We had a snow day on Friday, so the kids stayed home from school-- the third snow day in two weeks. Thursday evening, about 2 inches of accumulation fell, and it basically closed down our town.
One of my midwestern friends (who is attending school in the south) pondered recently on Facebook, "why does a light snow close down the city?" Let me offer a few reasons.
First, it's due to a lack of equipment and supplies. Most parts of the southeastern U.S. simply don't get enough snow to make the purchase and maintenance of trucks, plows, and de-icing supplies economically responsible. It costs tens of thousands of dollars (hundreds of thousands, in larger cities) annually to buy snow plows, "salt" trucks, and de-icing chemicals. When they would only be in-use once or twice a year, tops, this is poor stewardship of tax dollars.

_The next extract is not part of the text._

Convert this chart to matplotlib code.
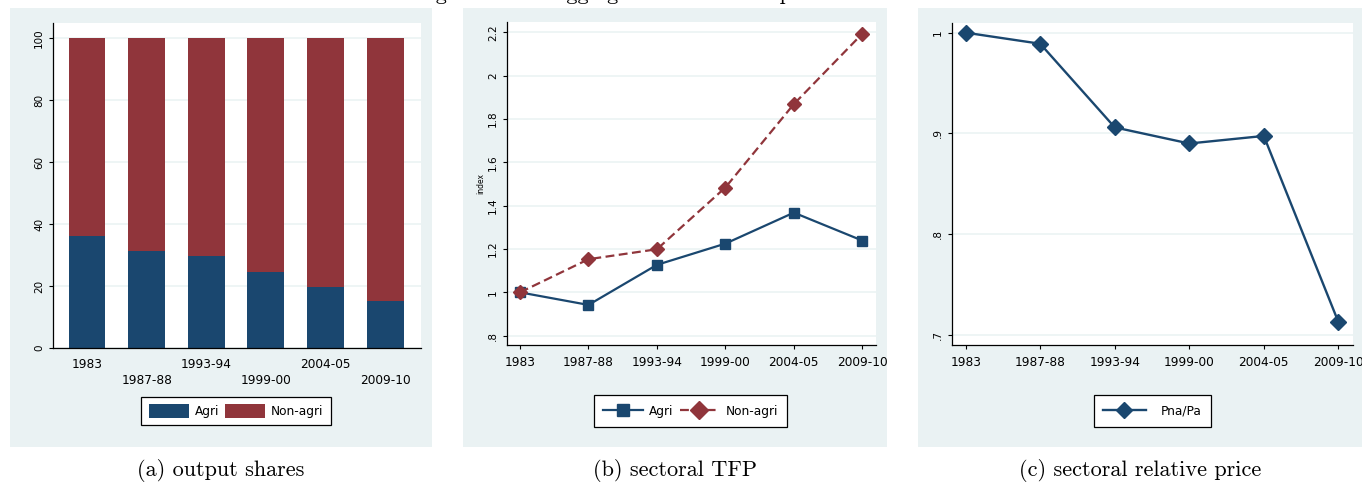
import matplotlib
matplotlib.use("Agg")
import matplotlib.pyplot as plt
from matplotlib.patches import Rectangle
import numpy as np

# data
periods = ["1983", "1987-88", "1993-94", "1999-00", "2004-05", "2009-10"]
agri_share = [36.2, 31.4, 29.8, 24.7, 19.8, 15.2]
nonagri_share = [100 - v for v in agri_share]
tfp_agri = [1.00, 0.942, 1.127, 1.225, 1.368, 1.239]
tfp_nonagri = [1.00, 1.153, 1.199, 1.484, 1.869, 2.194]
rel_price = [1.00, 0.989, 0.906, 0.890, 0.8975, 0.713]

captions = ["(a) output shares", "(b) sectoral TFP", "(c) sectoral relative price"]
title = "Figure 1: The aggregate and sectoral performance"

NAVY = "#1a476f"
MAROON = "#90353b"
BG = "#eaf2f3"
W, H = 1362, 483
FS = 8.7


def fr(l, t, r, b):
    # pixel box -> figure fraction rect
    return [l / W, 1 - b / H, (r - l) / W, (b - t) / H]


def stata_fmt(v):
    s = ("%.1f" % v).rstrip("0").rstrip(".")
    if s.startswith("0."):
        s = s[1:]
    return s


fig = plt.figure(figsize=(W / 100, H / 100), dpi=100)
fig.patch.set_facecolor("white")

panels = [(10, 8, 432, 447), (463, 8, 887, 447), (918, 8, 1362, 447)]
bgs = []
for (l, t, r, b) in panels:
    rect = Rectangle((l / W, 1 - b / H), (r - l) / W, (b - t) / H,
                     transform=fig.transFigure, facecolor=BG, edgecolor="none", zorder=-5)
    fig.patches.append(rect)
    bgs.append(rect)

# title sits mostly above the top edge, as in the reference
fig.text(415 / W, 1.0, title, family="cmr10", fontsize=16, va="baseline", ha="left")
for (l, t, r, b), cap in zip(panels, captions):
    fig.text((l + r) / 2 / W, 1 - 470 / H, cap, family="cmr10", fontsize=16,
             ha="center", va="center")


def style(ax):
    ax.set_facecolor("white")
    for s in ["top", "right"]:
        ax.spines[s].set_visible(False)
    for s in ["left", "bottom"]:
        ax.spines[s].set_linewidth(0.9)
    ax.grid(axis="y", color=BG, linewidth=1.1)
    ax.set_axisbelow(True)
    ax.tick_params(axis="both", labelsize=7.5, length=3, width=0.8, direction="out")
    ax.tick_params(axis="x", labelsize=FS)
    for lab in ax.get_yticklabels():
        lab.set_rotation(90)
        lab.set_va("center")


def legend(ax, cx, **kw):
    opts = dict(loc="center", bbox_to_anchor=(cx / W, 1 - 411 / H),
                bbox_transform=fig.transFigure, fancybox=False, edgecolor="black",
                framealpha=1, fontsize=FS, handlelength=3.3, handletextpad=0.5,
                columnspacing=0.5)
    opts.update(kw)
    lg = ax.legend(**opts)
    lg.get_frame().set_linewidth(0.9)
    return lg


# (a) output shares
ax1 = fig.add_axes(fr(53, 23, 421, 348))
x = np.arange(len(periods))
ax1.bar(x, agri_share, width=0.62, color=NAVY, label="Agri")
ax1.bar(x, nonagri_share, width=0.62, bottom=agri_share, color=MAROON, label="Non-agri")
ax1.set_xlim(-0.57, 5.6)
ax1.set_ylim(0, 105)
ax1.set_yticks([0, 20, 40, 60, 80, 100])
ax1.set_xticks(x)
ax1.set_xticklabels(periods)
style(ax1)
ax1.tick_params(axis="x", length=0)
for i, tk in enumerate(ax1.xaxis.get_major_ticks()):
    tk.set_pad(7 if i % 2 == 0 else 19)
legend(ax1, 236, ncol=2, handleheight=1.4, borderpad=0.6, borderaxespad=0)

# (b) sectoral TFP
ax2 = fig.add_axes(fr(507, 22, 876, 345))
ax2.plot(x, tfp_agri, color=NAVY, lw=1.6, marker="s", ms=7.5, label="Agri")
ax2.plot(x, tfp_nonagri, color=MAROON, lw=1.6, ls=(0, (4, 2)), marker="D", ms=7.5,
         label="Non-agri")
ax2.set_xlim(-0.19, 5.2)
ax2.set_ylim(0.757, 2.248)
yt2 = np.arange(0.8, 2.21, 0.2)
ax2.set_yticks(yt2)
ax2.set_yticklabels([stata_fmt(v) for v in yt2])
ax2.set_xticks(x)
ax2.set_xticklabels(periods)
style(ax2)
ax2.tick_params(axis="x", pad=5)
ax2.set_ylabel("index", fontsize=5.5, labelpad=2)
legend(ax2, 690.5, ncol=2, borderpad=0.75, markerscale=1.2)

# (c) sectoral relative price
ax3 = fig.add_axes(fr(952, 23, 1353, 345))
ax3.plot(x, rel_price, color=NAVY, lw=1.7, marker="D", ms=8.5, label="Pna/Pa")
ax3.set_xlim(-0.184, 5.197)
ax3.set_ylim(0.690, 1.0096)
yt3 = [0.7, 0.8, 0.9, 1.0]
ax3.set_yticks(yt3)
ax3.set_yticklabels([stata_fmt(v) for v in yt3])
ax3.set_xticks(x)
ax3.set_xticklabels(periods)
style(ax3)
ax3.tick_params(axis="x", pad=5)
legend(ax3, 1152, borderpad=0.75, handlelength=3.6, handletextpad=1.2)

# tick labels running past a panel get cut by the panel background
for ax, bg in zip([ax1, ax2, ax3], bgs):
    for lab in ax.get_xticklabels():
        lab.set_clip_path(bg)

fig.savefig("out.png", dpi=100)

In the midwest and other regions, these expenses are justified and necessary-- but my hometown of Columbia, SC has gotten more snow in the past year than I can remember throughout the 27 years that I lived there. Most years, we saw NO snow. It's far more economically responsible just to close schools and businesses once or twice every couple of years than it is to treat the roads.
Second, it's true that southerners don't know how to drive in snow. Without much frequency, how could they be expected to? (It's also true that most city folk don't know how to drive in mud, but I seldom hear that thrown out as a derogatory comment!)
But I'll let you in on a secret: most midwesterners don't know how to drive in snow, either; the few times that I saw St. Louis receive a "surprise" snow (i.e., there wasn't time to adequately treat the roads before the snow arrived), the roads were filled with accidents and abandoned cars that slid out of the lanes and got stuck. The fact is, NO ONE can drive safely on untreated roads without special equipment. Those who live in climates that regularly require them to drive on snowy roads own snow tires and 4-wheel or all-wheel drive vehicles.
Finally, what's the fun in not calling off work and school? When it only snows in great quantities every now and then, even the adults want to enjoy it. When we had a snow day last week, all 6 of us got out and enjoyed the snow. A friend of mine in Oxford, MS posted a bunch of photos of his family playing with their friends and neighbors; there weren't many "proper" snow toys (sleds, discs, etc.) but they made do with tupperware, garbage can lids, and even a mattress!
Snow is part of life in some parts of the country, and an annoyance at times. But it is a novelty in the south, and most of the time a pleasant diversion.